A LIFE OUTSIDE


A Life Outside is like a home movie done well.  It’s a documentary about the surfer’s life off the New Jersey shore from the l950’s to now.  Many of the players, who are now older men, are interviewed about what it was like for them when they were first bitten by the bug, and then chronicles their lives through the years.  They have a passion for surfing—pretty much as a lifestyle—that continues to the present time.  Many seemed to have postponed family life, and somewhat reluctantly admit that once they married and had children, they needed to change their priorities, at least temporarily.  But they always got back to it, and are still surfing to their hearts’ content.  They have developed a brotherhood that sustains their identities as surfers.

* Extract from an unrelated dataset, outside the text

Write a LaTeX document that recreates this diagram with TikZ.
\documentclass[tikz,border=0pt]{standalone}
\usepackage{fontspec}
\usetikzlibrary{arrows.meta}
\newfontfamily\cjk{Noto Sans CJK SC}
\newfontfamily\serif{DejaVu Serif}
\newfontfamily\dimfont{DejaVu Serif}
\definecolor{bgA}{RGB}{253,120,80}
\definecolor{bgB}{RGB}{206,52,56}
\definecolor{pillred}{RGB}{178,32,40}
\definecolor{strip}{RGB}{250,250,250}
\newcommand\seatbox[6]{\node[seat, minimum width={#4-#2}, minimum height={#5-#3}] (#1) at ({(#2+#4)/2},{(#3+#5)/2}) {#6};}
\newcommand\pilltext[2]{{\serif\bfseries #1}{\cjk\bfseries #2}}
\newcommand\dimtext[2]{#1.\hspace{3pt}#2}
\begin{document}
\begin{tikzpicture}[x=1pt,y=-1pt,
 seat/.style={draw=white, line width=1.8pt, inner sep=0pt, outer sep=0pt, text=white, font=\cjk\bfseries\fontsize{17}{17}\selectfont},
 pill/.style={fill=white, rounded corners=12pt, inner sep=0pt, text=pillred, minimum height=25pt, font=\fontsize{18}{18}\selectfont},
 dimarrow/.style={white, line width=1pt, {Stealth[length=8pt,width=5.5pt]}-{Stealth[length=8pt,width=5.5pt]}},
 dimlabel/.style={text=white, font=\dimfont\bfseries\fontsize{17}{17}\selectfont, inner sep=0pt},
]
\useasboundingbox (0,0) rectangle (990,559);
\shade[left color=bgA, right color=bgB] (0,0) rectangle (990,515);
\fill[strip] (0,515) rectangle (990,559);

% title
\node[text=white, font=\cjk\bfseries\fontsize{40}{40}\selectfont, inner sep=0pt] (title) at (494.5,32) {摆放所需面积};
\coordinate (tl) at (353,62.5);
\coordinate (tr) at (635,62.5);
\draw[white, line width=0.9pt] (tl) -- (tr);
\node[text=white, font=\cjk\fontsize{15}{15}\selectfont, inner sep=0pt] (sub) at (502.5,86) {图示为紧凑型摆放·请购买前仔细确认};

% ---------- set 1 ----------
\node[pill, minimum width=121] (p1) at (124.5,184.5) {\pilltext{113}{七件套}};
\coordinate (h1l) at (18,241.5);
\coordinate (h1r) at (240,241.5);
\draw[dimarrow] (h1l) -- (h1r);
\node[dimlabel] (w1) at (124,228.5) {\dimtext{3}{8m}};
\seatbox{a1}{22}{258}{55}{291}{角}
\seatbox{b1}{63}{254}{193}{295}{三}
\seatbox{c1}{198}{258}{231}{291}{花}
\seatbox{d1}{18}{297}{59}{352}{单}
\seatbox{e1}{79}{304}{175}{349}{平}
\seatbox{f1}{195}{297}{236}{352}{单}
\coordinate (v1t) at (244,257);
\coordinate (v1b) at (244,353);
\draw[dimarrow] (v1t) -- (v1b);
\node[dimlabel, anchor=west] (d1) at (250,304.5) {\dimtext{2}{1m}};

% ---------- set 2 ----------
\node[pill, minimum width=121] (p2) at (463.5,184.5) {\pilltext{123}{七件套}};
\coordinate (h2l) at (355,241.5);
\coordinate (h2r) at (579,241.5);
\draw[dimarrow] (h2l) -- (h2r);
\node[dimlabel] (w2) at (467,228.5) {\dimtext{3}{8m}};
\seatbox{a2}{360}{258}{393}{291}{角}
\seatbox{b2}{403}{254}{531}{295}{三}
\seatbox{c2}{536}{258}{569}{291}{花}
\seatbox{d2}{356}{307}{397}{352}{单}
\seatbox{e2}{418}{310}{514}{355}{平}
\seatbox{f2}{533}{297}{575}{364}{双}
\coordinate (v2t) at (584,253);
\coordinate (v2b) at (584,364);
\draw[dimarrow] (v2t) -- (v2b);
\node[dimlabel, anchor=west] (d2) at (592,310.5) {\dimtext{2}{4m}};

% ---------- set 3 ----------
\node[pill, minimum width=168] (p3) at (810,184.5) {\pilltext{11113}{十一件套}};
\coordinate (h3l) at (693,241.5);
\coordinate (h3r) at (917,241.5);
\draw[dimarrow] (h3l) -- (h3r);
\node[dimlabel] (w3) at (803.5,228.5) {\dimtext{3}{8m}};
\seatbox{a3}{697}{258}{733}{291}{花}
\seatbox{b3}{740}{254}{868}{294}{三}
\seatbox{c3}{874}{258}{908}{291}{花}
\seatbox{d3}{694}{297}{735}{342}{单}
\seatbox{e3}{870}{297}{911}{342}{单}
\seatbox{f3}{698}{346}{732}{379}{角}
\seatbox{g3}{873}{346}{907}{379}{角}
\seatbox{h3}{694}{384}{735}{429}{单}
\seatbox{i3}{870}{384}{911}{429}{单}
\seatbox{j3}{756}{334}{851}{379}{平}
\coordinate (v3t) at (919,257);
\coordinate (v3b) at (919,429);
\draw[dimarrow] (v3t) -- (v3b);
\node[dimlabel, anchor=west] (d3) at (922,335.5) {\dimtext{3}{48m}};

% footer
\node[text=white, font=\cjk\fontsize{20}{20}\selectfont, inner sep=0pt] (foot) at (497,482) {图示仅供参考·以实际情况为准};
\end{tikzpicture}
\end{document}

 The film opens with scenes of the aftermath of Hurricane Sandy.  After tracing their journeys from the beginning to now, they demonstrate a greater appreciation for what they had for so many years.  They mention, first of all, how attitudes toward surfing have changed.  Whereas it used to be a subculture that others looked upon with suspicion, the Gidget movies gave surfing a greater appeal, and by the 1970’s, it reached a peak; interestingly, being associated with the hippie movement—long hair, flip-flops, rock ‘n roll, sex, and dope.  Surfers like the idea of freedom, freedom from rules, restrictions, fabrication, and illusion—that which is man-made.   

 There are many scenes of the men surfing, but these do not have the thrill that other surfing movies I’ve seen have.  Most of the action consists of the men around a table talking about old times and how much surfing means to them, and towards the end, pictures are shown of their families

 Because the film focuses on a tiny community and old men reminiscing, it begins to lose interest very soon after the start.  The fine cinematography and soulful music help, but it doesn’t really pull the viewer in until the very end, when we get a glimpse of what the film is striving to be about:  the preservation of the planet.  One surfer observes that “nature is more angry than I’ve seen it in my life.”  After showing the colorful, inviting beach where the surfers have lived for years, the film zooms in again on the aftermath of Hurricane Sandy.  One of the men’s houses filled with wood furniture he has made has been destroyed.  Henry David Thoreau is quoted:  “What’s the use of a fine house if you don’t have a tolerable planet to put it on?”  The point is then made about the uncertainty of the future, and the need for us to do a better job in protecting the environment.